Companies that purchase plans through the new health insurance exchanges may be eligible for tax credits. However, some tax-exempt groups may not see as big of a windfall as they expected. (Andrew Harrer/Bloomberg)

Sequestration hit small businesses hard. Once the roughly $85 billion in across-the-board federal spending cuts commenced last year, work became harder to come by for small federal contractors. Companies that provide services to those contractors, as well as those that rely on business from their workers and federal employees, also felt the ripples.

Now, the sequester may hit some small employers’ health costs, too.

Due to rules surrounding the sweeping budget cuts, small tax-exempt employers, such as charitable nonprofits and trade groups, will see a 7.3 percent reduction in the tax credit they can receive next year on coverage purchased through the health care law’s new online insurance marketplaces, according to updated guidance released by the Internal Revenue Service. Officials noted that the reduction will remain “unless and until a law is enacted that cancels or otherwise impacts the sequester.”

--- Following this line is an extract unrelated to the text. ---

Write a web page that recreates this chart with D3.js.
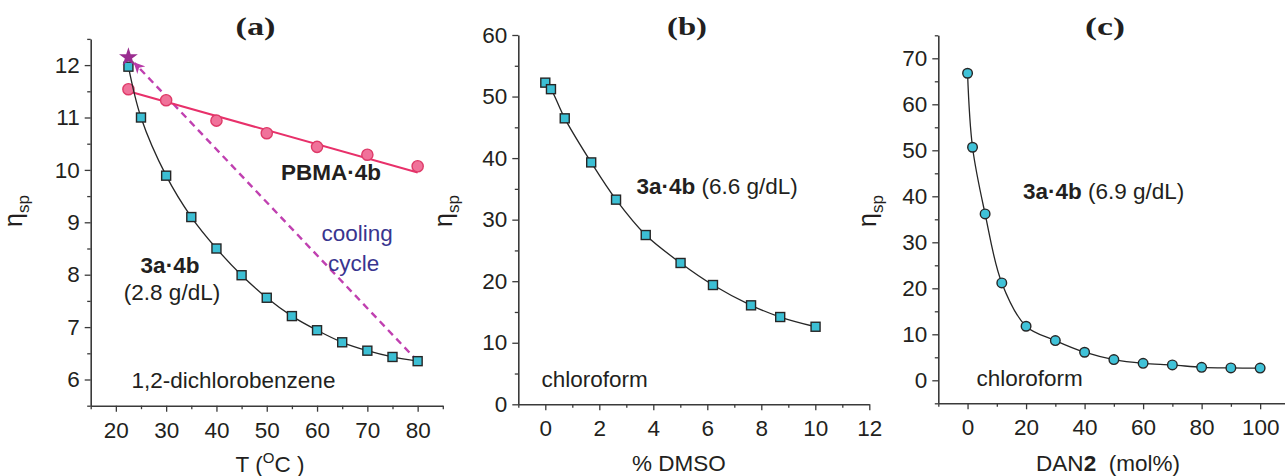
<!DOCTYPE html>
<html>
<head>
<meta charset="utf-8">
<script src="https://cdn.jsdelivr.net/npm/d3@7"></script>
<style>
  body { margin: 0; background: #fff; }
  svg { display: block; font-family: "Liberation Sans", Arial, sans-serif; }
</style>
</head>
<body>
<svg id="chart" width="1285" height="476"></svg>
<script>
// ---- Panel (a): specific viscosity vs temperature (1,2-dichlorobenzene) ----
const tempA = [22.5, 25, 30, 35, 40, 45, 50, 55, 60, 65, 70, 75, 80];
const etaA = [11.97, 11.0, 9.89, 9.1, 8.5, 7.99, 7.56, 7.21, 6.94, 6.71, 6.55, 6.43, 6.35];
const tempPBMA = [22.5, 30, 40, 50, 60, 70, 80];
const etaPBMA = [11.54, 11.33, 10.94, 10.70, 10.44, 10.29, 10.07];
const fitPBMAT = [22.5, 80];
const fitPBMAEta = [11.50, 9.95];
const starT = [22.5];
const starEta = [12.15];
const coolT = [80, 23.7];
const coolEta = [6.35, 12.04];
const xTicksA = [20, 30, 40, 50, 60, 70, 80];
const xMinorA = [15, 25, 35, 45, 55, 65, 75, 85];
const yTicksA = [6, 7, 8, 9, 10, 11, 12];
const yMinorA = [5.5, 6.5, 7.5, 8.5, 9.5, 10.5, 11.5, 12.5];

// ---- Panel (b): specific viscosity vs DMSO content (chloroform) ----
const dmso = [0, 0.21, 0.72, 1.70, 2.62, 3.72, 5.01, 6.21, 7.62, 8.70, 10.01];
const etaB = [52.26, 51.2, 46.46, 39.3, 33.25, 27.5, 22.96, 19.38, 16.08, 14.18, 12.6];
const xTicksB = [0, 2, 4, 6, 8, 10, 12];
const xMinorB = [-1, 1, 3, 5, 7, 9, 11];
const yTicksB = [0, 10, 20, 30, 40, 50, 60];
const yMinorB = [5, 15, 25, 35, 45, 55];

// ---- Panel (c): specific viscosity vs DAN2 content (chloroform) ----
const dan = [0, 1.7, 6.0, 11.7, 20, 30, 40, 50, 60, 70, 80, 90, 100];
const etaC = [66.75, 50.66, 36.17, 21.17, 11.75, 8.63, 6.1, 4.5, 3.7, 3.34, 2.83, 2.69, 2.65];
const xTicksC = [0, 20, 40, 60, 80, 100];
const xMinorC = [-10, 10, 30, 50, 70, 90, 110];
const yTicksC = [0, 10, 20, 30, 40, 50, 60, 70];
const yMinorC = [-5, 5, 15, 25, 35, 45, 55, 65, 75];

const svg = d3.select("#chart");
svg.append("rect").attr("width", 1285).attr("height", 476).attr("fill", "#fff");

const SANS = "'Liberation Sans', Arial, sans-serif";
const SERIF = "'Liberation Serif', 'Times New Roman', serif";
const INK = "#231f20";
const AXIS = "#3a3a3a";
const CYAN = "#3cbfd4";
const EDGE = "#262626";
const FS = 22.5;

function label(g, x, y, size) {
  return g.append("text").attr("x", x).attr("y", y)
    .style("font-family", SANS).style("font-size", size + "px").style("fill", INK);
}

function drawAxes(g, x, y, o) {
  const bottom = y.range()[0], left = x.range()[0];
  // minor ticks
  g.append("g").attr("transform", `translate(0,${bottom})`)
    .call(d3.axisBottom(x).tickValues(o.xMinor).tickSize(3.5).tickFormat(""))
    .call(s => s.select(".domain").remove());
  g.append("g").attr("transform", `translate(${left},0)`)
    .call(d3.axisLeft(y).tickValues(o.yMinor).tickSize(3.5).tickFormat(""))
    .call(s => s.select(".domain").remove());
  // major ticks with labels
  const fmt = d3.format("d");
  const ax = g.append("g").attr("transform", `translate(0,${bottom})`)
    .call(d3.axisBottom(x).tickValues(o.xTicks).tickFormat(fmt)
      .tickSize(6).tickPadding(10).tickSizeOuter(0));
  const ay = g.append("g").attr("transform", `translate(${left},0)`)
    .call(d3.axisLeft(y).tickValues(o.yTicks).tickFormat(fmt)
      .tickSize(6).tickPadding(5).tickSizeOuter(0));
  [ax, ay].forEach(a => {
    a.select(".domain").attr("stroke", AXIS).attr("stroke-width", 1.6);
    a.selectAll("text").style("font-size", FS + "px").style("fill", INK)
      .style("font-family", SANS);
  });
  g.selectAll(".tick line").attr("stroke", AXIS).attr("stroke-width", 1.3);
}

function yLabel(g, cx, cy) {
  const t = g.append("text").attr("transform", `translate(${cx},${cy}) rotate(-90)`)
    .attr("text-anchor", "middle").style("font-family", SANS).style("fill", INK);
  t.append("tspan").style("font-size", "25px").text("η");
  t.append("tspan").style("font-size", "17px").attr("dy", 7).text("sp");
}

function panelTitle(g, cx, text) {
  g.append("text").attr("x", cx).attr("y", 34.5).attr("text-anchor", "middle")
    .style("font-family", SERIF).style("font-weight", "bold").style("font-size", "25px")
    .style("fill", INK)
    .attr("textLength", 40).attr("lengthAdjust", "spacingAndGlyphs")
    .text(text);
}

// ===================== Panel (a) =====================
{
  const g = svg.append("g");
  const x = d3.scaleLinear().domain([15, 85]).range([90.7, 442.8]);
  const y = d3.scaleLinear().domain([5.5, 12.5]).range([405.7, 38.9]);
  drawAxes(g, x, y, { xTicks: xTicksA, xMinor: xMinorA, yTicks: yTicksA, yMinor: yMinorA });

  // dashed cooling-cycle arrow
  const defs = svg.append("defs");
  defs.append("marker").attr("id", "arrowCool")
    .attr("viewBox", "0 0 10 10").attr("refX", 9).attr("refY", 5)
    .attr("markerWidth", 4.6).attr("markerHeight", 4.6).attr("orient", "auto")
    .attr("markerUnits", "strokeWidth")
    .append("path").attr("d", "M0,0 L10,5 L0,10 L3,5 Z").attr("fill", "#b83aa8");
  const coolPts = coolT.map((t, i) => [x(t), y(coolEta[i])]);
  g.append("path").attr("d", d3.line()(coolPts))
    .attr("fill", "none").attr("stroke", "#c040b0").attr("stroke-width", 2.4)
    .attr("stroke-dasharray", "7,5").attr("marker-end", "url(#arrowCool)");

  // PBMA·4b linear fit and points
  g.append("path").attr("d", d3.line()(fitPBMAT.map((t, i) => [x(t), y(fitPBMAEta[i])])))
    .attr("fill", "none").attr("stroke", "#e8306a").attr("stroke-width", 2);
  g.selectAll(".pbma").data(tempPBMA).join("circle")
    .attr("cx", d => x(d)).attr("cy", (d, i) => y(etaPBMA[i])).attr("r", 5.6)
    .attr("fill", "#f0729a").attr("stroke", "#de3a68").attr("stroke-width", 1.4);

  // 3a·4b curve and squares
  g.append("path")
    .attr("d", d3.line().curve(d3.curveCatmullRom)(tempA.map((t, i) => [x(t), y(etaA[i])])))
    .attr("fill", "none").attr("stroke", "#262626").attr("stroke-width", 1.3);
  g.selectAll(".sqA").data(tempA).join("rect")
    .attr("x", d => x(d) - 4.5).attr("y", (d, i) => y(etaA[i]) - 4.5)
    .attr("width", 9).attr("height", 9)
    .attr("fill", CYAN).attr("stroke", EDGE).attr("stroke-width", 1.4);

  // star: value after the cooling cycle
  g.selectAll(".star").data(starT).join("path")
    .attr("transform", (d, i) => `translate(${x(d)},${y(starEta[i])})`)
    .attr("d", d3.symbol(d3.symbolStar, 110)())
    .attr("fill", "#9a2d90");

  panelTitle(g, 255.5, "(a)");
  yLabel(g, 22, 211);

  label(g, 270, 472, FS).attr("text-anchor", "middle")
    .call(t => {
      t.append("tspan").text("T (");
      t.append("tspan").style("font-size", "15px").attr("dy", -9).text("O");
      t.append("tspan").attr("dy", 9).text("C )");
    });

  label(g, 281, 180, FS).style("font-weight", "bold").text("PBMA·4b");
  label(g, 321.5, 240.5, FS).style("fill", "#39358f").text("cooling");
  label(g, 328, 270.5, FS).style("fill", "#39358f").text("cycle");
  label(g, 170, 273, FS).attr("text-anchor", "middle").style("font-weight", "bold").text("3a·4b");
  label(g, 172, 300, FS).attr("text-anchor", "middle").text("(2.8 g/dL)");
  label(g, 131.5, 388, FS).text("1,2-dichlorobenzene");
}

// ===================== Panel (b) =====================
{
  const g = svg.append("g");
  const x = d3.scaleLinear().domain([-1, 12]).range([518.3, 869.3]);
  const y = d3.scaleLinear().domain([0, 60]).range([404.3, 35]);
  drawAxes(g, x, y, { xTicks: xTicksB, xMinor: xMinorB, yTicks: yTicksB, yMinor: yMinorB });

  g.append("path")
    .attr("d", d3.line().curve(d3.curveCatmullRom)(dmso.map((d, i) => [x(d), y(etaB[i])])))
    .attr("fill", "none").attr("stroke", "#262626").attr("stroke-width", 1.3);
  g.selectAll(".sqB").data(dmso).join("rect")
    .attr("x", d => x(d) - 4.5).attr("y", (d, i) => y(etaB[i]) - 4.5)
    .attr("width", 9).attr("height", 9)
    .attr("fill", CYAN).attr("stroke", EDGE).attr("stroke-width", 1.4);

  panelTitle(g, 687, "(b)");
  yLabel(g, 452, 211);
  label(g, 679, 471, FS).attr("text-anchor", "middle").text("% DMSO");

  label(g, 636.5, 193.5, FS).call(t => {
    t.append("tspan").style("font-weight", "bold").text("3a·4b");
    t.append("tspan").text(" (6.6 g/dL)");
  });
  label(g, 541.5, 386.5, FS).text("chloroform");
}

// ===================== Panel (c) =====================
{
  const g = svg.append("g");
  const x = d3.scaleLinear().domain([-10, 110]).range([938.3, 1289.4]);
  const y = d3.scaleLinear().domain([-5, 75]).range([403.3, 35.3]);
  drawAxes(g, x, y, { xTicks: xTicksC, xMinor: xMinorC, yTicks: yTicksC, yMinor: yMinorC });

  g.append("path")
    .attr("d", d3.line().curve(d3.curveCatmullRom)(dan.map((d, i) => [x(d), y(etaC[i])])))
    .attr("fill", "none").attr("stroke", "#262626").attr("stroke-width", 1.3);
  g.selectAll(".cirC").data(dan).join("circle")
    .attr("cx", d => x(d)).attr("cy", (d, i) => y(etaC[i])).attr("r", 4.8)
    .attr("fill", "#40c2d8").attr("stroke", EDGE).attr("stroke-width", 1.4);

  panelTitle(g, 1105, "(c)");
  yLabel(g, 876, 211);
  label(g, 1108, 471, FS).attr("text-anchor", "middle").call(t => {
    t.append("tspan").text("DAN");
    t.append("tspan").style("font-weight", "bold").text("2");
    t.append("tspan").text("\u00a0 (mol%)");
  });

  label(g, 1023, 199, FS).call(t => {
    t.append("tspan").style("font-weight", "bold").text("3a·4b");
    t.append("tspan").text(" (6.9 g/dL)");
  });
  label(g, 976.5, 386, FS).text("chloroform");
}
</script>
</body>
</html>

Though minor, the revision could render the small-business health insurance exchanges, which are already struggling to gain traction, all the less appealing to a subset of small employers. The tax credits were one of the primary ways the Obama administration said the exchanges would help employers rein in health costs by using the exchanges.

Starting this year, companies that purchase plans through new state-based insurance marketplaces are eligible for tax credits equaling as much as half of their contribution toward employee premiums. Over the previous three years, the credit, which was intended to entice more of the nation’s smallest firms to cover their workers, was worth up to 35 percent of their premium contributions.

Only companies or organizations with fewer than 25 workers are eligible for some portion of the tax credit, and only those with fewer than 10 workers can collect the full 50-percent credit (now slightly smaller for tax-exempt firms). Over the past three years, plans bought outside the exchanges were eligible for the credits, but that changes next year; only those who buy plans through the new marketplaces will now be eligible for the credits.